The planner takes the world model + predictions and computes a safe, comfortable trajectory for the vehicle. It balances: staying in lane, obeying traffic laws, maintaining safe following distance, completing the route efficiently, and responding to edge cases. Most planners use a combination of rule-based logic (obey traffic signals) and optimization (find the trajectory that minimizes a cost function).

HD Maps

High-Definition maps contain centimeter-precise lane geometry, traffic signal locations, speed limits, and road topology. The AV localizes itself against the HD map to know exactly which lane it's in — GPS alone isn't precise enough. Building and maintaining HD maps for all roads is expensive and doesn't scale well — a key limitation of current AV approaches and why Tesla's map-free approach (using only real-time perception) is strategically important.
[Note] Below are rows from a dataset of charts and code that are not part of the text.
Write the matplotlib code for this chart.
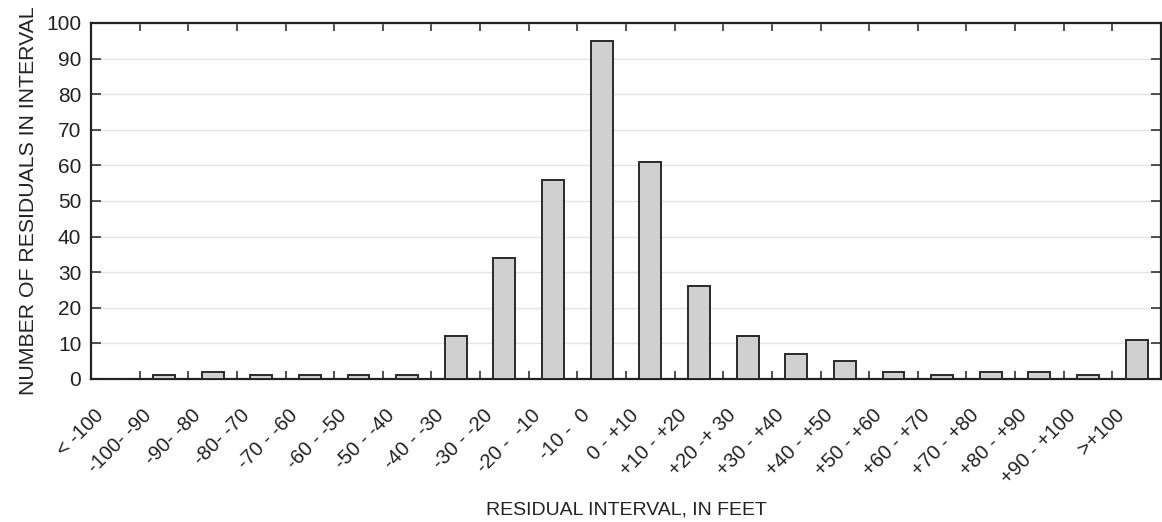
import matplotlib
matplotlib.use("Agg")
import matplotlib.pyplot as plt
import matplotlib.transforms as mtransforms
import numpy as np

categories = ["< -100", "-100- -90", "-90- -80", "-80- -70", "-70 - -60", "-60 - -50",
              "-50 - -40", "-40 - -30", "-30 - -20", "-20 -  -10", "-10 -  0", "0 - +10",
              "+10 - +20", "+20 -+ 30", "+30 - +40", "+40 - +50", "+50 - +60", "+60 - +70",
              "+70 - +80", "+80 - +90", "+90 - +100", ">+100"]
counts = [0, 1, 2, 1, 1, 1, 1, 12, 34, 56, 95, 61, 26, 12, 7, 5, 2, 1, 2, 2, 1, 11]
yticks = [0, 10, 20, 30, 40, 50, 60, 70, 80, 90, 100]

plt.rcParams['font.family'] = ['Liberation Sans', 'DejaVu Sans']

fig = plt.figure(figsize=(11.62, 5.22), dpi=100)
ax = fig.add_axes([91/1162, 1-379/522, 1070/1162, (379-23)/522])

x = np.arange(len(categories))
ax.bar(x, counts, width=0.45, color='#d0d0d0', edgecolor='#2a2a2a', linewidth=1.4, zorder=3)

ax.set_xlim(-0.5, len(categories) - 0.5)
ax.set_ylim(0, 100)
ax.set_yticks(yticks)
ax.grid(axis='y', color='#e3e3e3', linewidth=1.0, zorder=0)

# major ticks at bin boundaries (no labels), minor ticks at centers with labels
ax.set_xticks(x[:-1] + 0.5)
ax.set_xticklabels([])
ax.set_xticks(x, minor=True)
ax.set_xticklabels(categories, minor=True, rotation=45, ha='right', va='center',
                   rotation_mode='anchor', fontsize=14.5, color='#222222')
ax.tick_params(axis='x', which='minor', length=0, pad=24)
ax.tick_params(axis='x', which='major', direction='in', top=True, bottom=True,
               length=6, width=1.2, color='#333333')
ax.tick_params(axis='y', direction='in', left=True, right=True, length=7, width=1.2,
               color='#333333', labelsize=15, labelcolor='#222222', pad=7)

offset = mtransforms.ScaledTranslation(-15/100, 0, fig.dpi_scale_trans)
for lbl in ax.get_xticklabels(minor=True):
    lbl.set_transform(lbl.get_transform() + offset)

for s in ax.spines.values():
    s.set_color('#222222')
    s.set_linewidth(1.6)

ax.set_ylabel("NUMBER OF RESIDUALS IN INTERVAL", fontsize=15.3, color='#222222', labelpad=6)
ax.set_xlabel("RESIDUAL INTERVAL, IN FEET", fontsize=14, color='#222222', labelpad=10)

fig.savefig("out.png", dpi=100)
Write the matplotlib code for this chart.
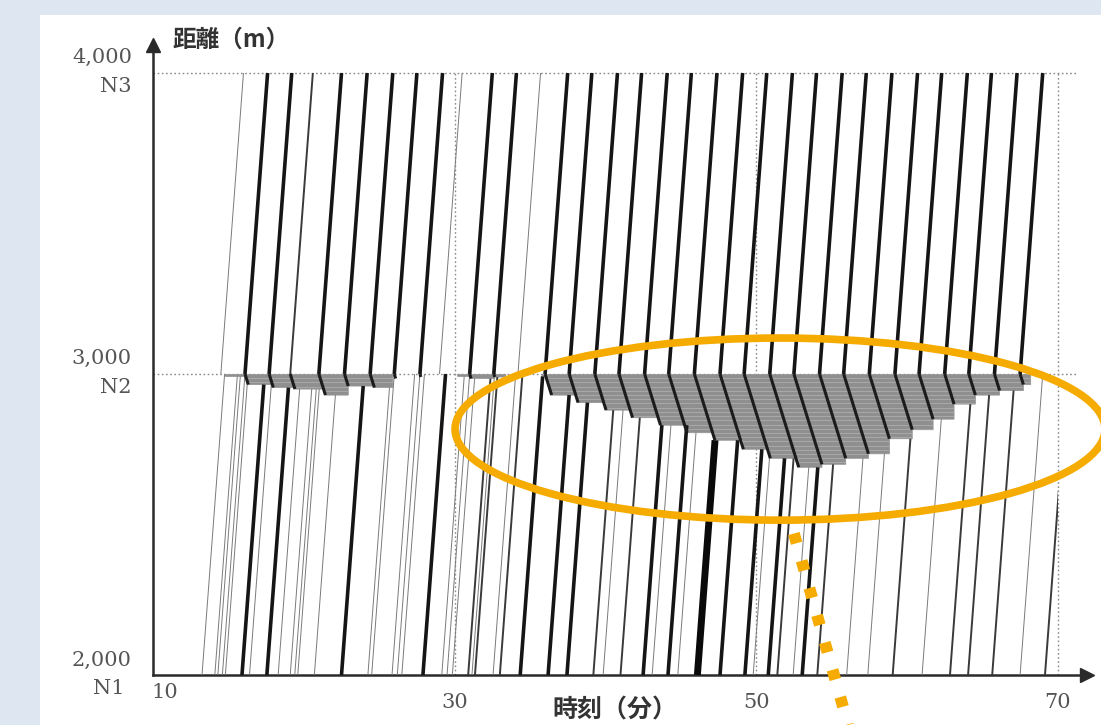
import numpy as np
import matplotlib
matplotlib.use('Agg')
import matplotlib.pyplot as plt
from matplotlib.patches import Ellipse, Polygon, Rectangle

# ---------------- data ----------------
# trajectories between N2 (3,000 m) and N3 (4,000 m): time [min] at N3
n3_times = [16.0, 17.6, 19.2, 20.6, 22.5, 24.2, 25.9, 27.5, 29.2, 30.5, 32.5, 34.1, 35.7,
            37.5, 39.1, 40.8, 42.4, 44.1, 45.7, 47.4, 49.1, 50.7, 52.4, 54.0, 55.7,
            57.3, 59.0, 60.7, 62.3, 64.0, 65.6, 67.3, 69.0]
n3_weight = ['t', 'k', 'k', 'm', 'k', 'k', 'k', 'k', 'k', 't', 'k', 'k', 't',
             'k', 'k', 'k', 'k', 'k', 'k', 'k', 'k', 'k', 'k', 'k', 'k',
             'k', 'k', 'k', 'k', 'k', 'k', 'k', 'k']
# depth [m] of the queue (below N2) reached by each trajectory's wave line
queue_depth = [0, 35, 45, 50, 70, 40, 45, 15, 10, 0, 15, 10, 0,
               70, 95, 120, 145, 170, 195, 220, 250, 280, 310, 300, 280,
               265, 215, 185, 150, 100, 70, 55, 35]
# extent [min] of the gray queue zones just below N2
queue_from = [14.8, 30.2, 35.8]
queue_to = [25.9, 33.4, 68.2]

# trajectories between N1 (2,000 m) and N2: time [min] at N1
n1_times = [13.25, 14.1, 14.3, 14.6, 14.8, 15.9, 16.4, 17.55, 18.3, 19.1, 19.4, 19.6,
            20.7, 22.5, 24.25, 24.5, 25.85, 26.2, 26.5, 27.9, 29.15, 29.5, 29.85,
            30.9, 31.15, 31.35, 32.55, 33.0, 34.35, 36.2, 37.45, 39.2, 39.85,
            41.0, 42.5, 43.1, 44.15, 44.8, 46.1, 47.6, 49.25, 49.8, 50.8,
            51.4, 52.45, 53.05, 54.05, 56.0, 57.4, 59.05, 61.0, 62.85, 64.05, 65.65,
            67.5, 69.15]
n1_weight = ['t', 't', 't', 't', 't', 'k', 't', 'k', 't', 't', 't', 't',
             't', 'k', 't', 't', 't', 't', 't', 'k', 't', 't', 't',
             'm', 't', 'm', 't', 'm', 'k', 'k', 'k', 'm', 't',
             'm', 'k', 't', 'k', 't', 'x', 'k', 'k', 't', 'k',
             'm', 't', 'k', 'm', 't', 't', 'm', 't', 'm', 'm', 'm',
             't', 'm']

travel_per_km = 1.5      # min per 1,000 m
wave_shift = 0.0062      # min per m (backward wave in the queue)

y_ticks = [2000, 3000, 4000]
y_labels = ['2,000', '3,000', '4,000']
node_labels = ['N1', 'N2', 'N3']
x_ticks = [10, 30, 50, 70]

# ---------------- styles ----------------
styles = {
    't': dict(color='#7a7a7a', lw=0.7),
    'm': dict(color='#3a3a3a', lw=1.4),
    'k': dict(color='#151515', lw=2.6),
    'x': dict(color='#0a0a0a', lw=5.0),
}
SERIF = 'DejaVu Serif'
CJK = ['Noto Sans CJK JP', 'DejaVu Sans']
ORANGE = '#F5AB00'
TXT = '#555555'

fig = plt.figure(figsize=(11.01, 7.25), dpi=100)
fig.patch.set_facecolor('#DDE6F1')
fig.add_artist(Rectangle((40 / 1101, 0), 1.0, (725 - 15) / 725, transform=fig.transFigure,
                         facecolor='white', edgecolor='none', zorder=-5))

ax = fig.add_axes([153 / 1101, 50 / 725, 934 / 1101, 630 / 725])
ax.patch.set_alpha(0)
XMAX = 10 + 934 / 15.08
YMAX = 2000 + 630 / 0.301
ax.set_xlim(10, XMAX)
ax.set_ylim(2000, YMAX)
for s in ['top', 'right']:
    ax.spines[s].set_visible(False)
for s in ['left', 'bottom']:
    ax.spines[s].set_linewidth(1.8)
    ax.spines[s].set_color('#2a2a2a')
ax.set_xticks([])
ax.set_yticks([])
ax.plot([10], [YMAX], marker='^', color='#2a2a2a', markersize=10, clip_on=False, zorder=20)
ax.plot([XMAX], [2000], marker='>', color='#2a2a2a', markersize=10, clip_on=False, zorder=20)

clip_rect = Rectangle((10, 2000), 60, 2000, transform=ax.transData, facecolor='none', edgecolor='none')
ax.add_patch(clip_rect)

# dotted reference lines
for yv in [3000, 4000]:
    ax.plot([10, 71.3], [yv, yv], color='#8a8a8a', lw=1.0, ls=(0, (1.2, 1.8)), zorder=1)
for xv in [30, 50, 70]:
    ax.plot([xv, xv], [2000, 4000], color='#8a8a8a', lw=1.0, ls=(0, (1.2, 1.8)), zorder=1)

n3 = np.array(n3_times)
t3 = n3 - travel_per_km
depth = np.array(queue_depth, dtype=float)
bt = t3 + depth * wave_shift
by = 3000 - depth

# queue groups
groups = []
for qf, qt in zip(queue_from, queue_to):
    idx = [i for i in range(len(n3)) if depth[i] > 0 and qf - 0.5 <= t3[i] <= qt]
    groups.append((qf, qt, idx))


def bottom_depth(t):
    for qf, qt, idx in groups:
        if qf <= t <= qt and idx:
            if t < bt[idx[0]]:
                return 8.0
            d = 8.0
            for i in idx:
                if bt[i] <= t:
                    d = depth[i]
            return d
    return 0.0


# gray queue zones
for qf, qt, idx in groups:
    if not idx:
        continue
    verts = [(qf, 2998), (qt, 2998), (qt, by[idx[-1]])]
    for k in range(len(idx) - 1, 0, -1):
        i, j = idx[k], idx[k - 1]
        verts.append((bt[i], by[i]))
        verts.append((bt[i], by[j]))
    verts.append((bt[idx[0]], by[idx[0]]))
    verts.append((t3[idx[0]], 2992))
    verts.append((qf, 2992))
    poly = Polygon(verts, closed=True, facecolor='#8f8f8f', edgecolor='#969696', lw=0.6, zorder=2)
    ax.add_patch(poly)
    for yh in np.arange(2650, 3000, 14):
        ln, = ax.plot([qf, qt], [yh, yh], color='#a9a9a9', lw=0.7, zorder=2.1)
        ln.set_clip_path(poly)

# upper trajectories and wave lines in the queue
for i in range(len(n3)):
    st = styles[n3_weight[i]]
    ax.plot([t3[i], n3[i]], [3000, 4000], solid_capstyle='butt', zorder=4, **st)
    if depth[i] > 0:
        ax.plot([t3[i], bt[i]], [3000, by[i]], color='#1c1c1c', lw=2.2, zorder=4,
                solid_capstyle='butt')

# lower trajectories
for t1, w in zip(n1_times, n1_weight):
    st = styles[w]
    ta = t1 + travel_per_km
    d = bottom_depth(ta)
    te = t1 + (1000 - d) / 1000 * travel_per_km
    d = bottom_depth(te)
    te = t1 + (1000 - d) / 1000 * travel_per_km
    ln, = ax.plot([t1, te], [2000, 3000 - d], zorder=3, solid_capstyle='butt', **st)
    ln.set_clip_path(clip_rect)

# orange highlight
ax.add_patch(Ellipse((51.58, 2817), 43.1, 605, fill=False, edgecolor=ORANGE, lw=5.5,
                     clip_on=False, zorder=10))
ax.plot([52.5, 56.1], [2470, 1834], color=ORANGE, lw=8.5, ls=(0, (0.85, 1.55)),
        solid_capstyle='butt', dash_capstyle='butt', clip_on=False, zorder=10)

# labels
for yv, lab, node in zip(y_ticks, y_labels, node_labels):
    up = 15 if yv == 2000 else 16
    ax.annotate(lab, xy=(10, yv), xycoords='data', xytext=(-21, up),
                textcoords='offset pixels', ha='right', va='center', fontsize=15,
                family=SERIF, color=TXT)
    nx = -28 if yv == 2000 else -21
    ax.annotate(node, xy=(10, yv), xycoords='data', xytext=(nx, -13),
                textcoords='offset pixels', ha='right', va='center', fontsize=15,
                family=SERIF, color=TXT)

for xv in x_ticks:
    off = (12, -17) if xv == 10 else (0, -28)
    ax.annotate(str(xv), xy=(xv, 2000), xycoords='data', xytext=off, textcoords='offset pixels',
                ha='center', va='center', fontsize=15, family=SERIF, color=TXT)

ax.annotate('距離（m）', xy=(10, YMAX), xycoords='data', xytext=(20, 5), textcoords='offset pixels',
            ha='left', va='center', fontsize=17, family=CJK, color='#333333', fontweight='bold')
ax.annotate('時刻（分）', xy=(40.6, 2000), xycoords='data', xytext=(0, -36), textcoords='offset pixels',
            ha='center', va='center', fontsize=18, family=CJK, color='#333333', fontweight='bold',
            annotation_clip=False)

fig.savefig('out.png', dpi=100, facecolor=fig.get_facecolor())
Frequently Asked Questions

Why is full self-driving so hard?

The "long tail" problem: 99.9% of driving is routine and easy. The remaining 0.1% — unusual edge cases, unpredictable human behavior, novel road configurations, bad weather — is where autonomous systems fail. There are effectively infinite possible scenarios, and a system must handle all of them safely. Reaching the last 0.01% of safety is exponentially harder than the first 99.9%.

LiDAR vs. camera-only: who is right?

Both approaches have genuine arguments. Camera-only (Tesla): cheaper, scalable to millions of vehicles, sufficient if deep learning is good enough. LiDAR (Waymo, Cruise): more reliable depth sensing, better in edge cases, but expensive and geofenced. The camera-only approach requires far better computer vision than LiDAR approaches — the debate reflects different bets on AI progress vs. sensor cost reduction.

Is Waymo actually safe?

By the available data: yes, significantly safer than average human drivers. Waymo published a study showing its robotaxis had a 6.7x lower rate of injury-causing crashes per mile than human drivers in comparable conditions. This doesn't mean perfect — there are still incidents — but the safety argument is becoming convincing as miles accumulate.

How do I get into autonomous vehicle engineering?

The core skills: strong C++ (for performance-critical perception and planning code), deep learning (PyTorch, computer vision), sensor fusion, and motion planning. ROS experience is valuable, as many AV companies use ROS-based tooling internally. Competitions like the Indy Autonomous Challenge (full-scale racing) and software challenges from nuPlan and Lyft provide entry points. Internships at Waymo, Motional, and Aurora are highly competitive but transformative.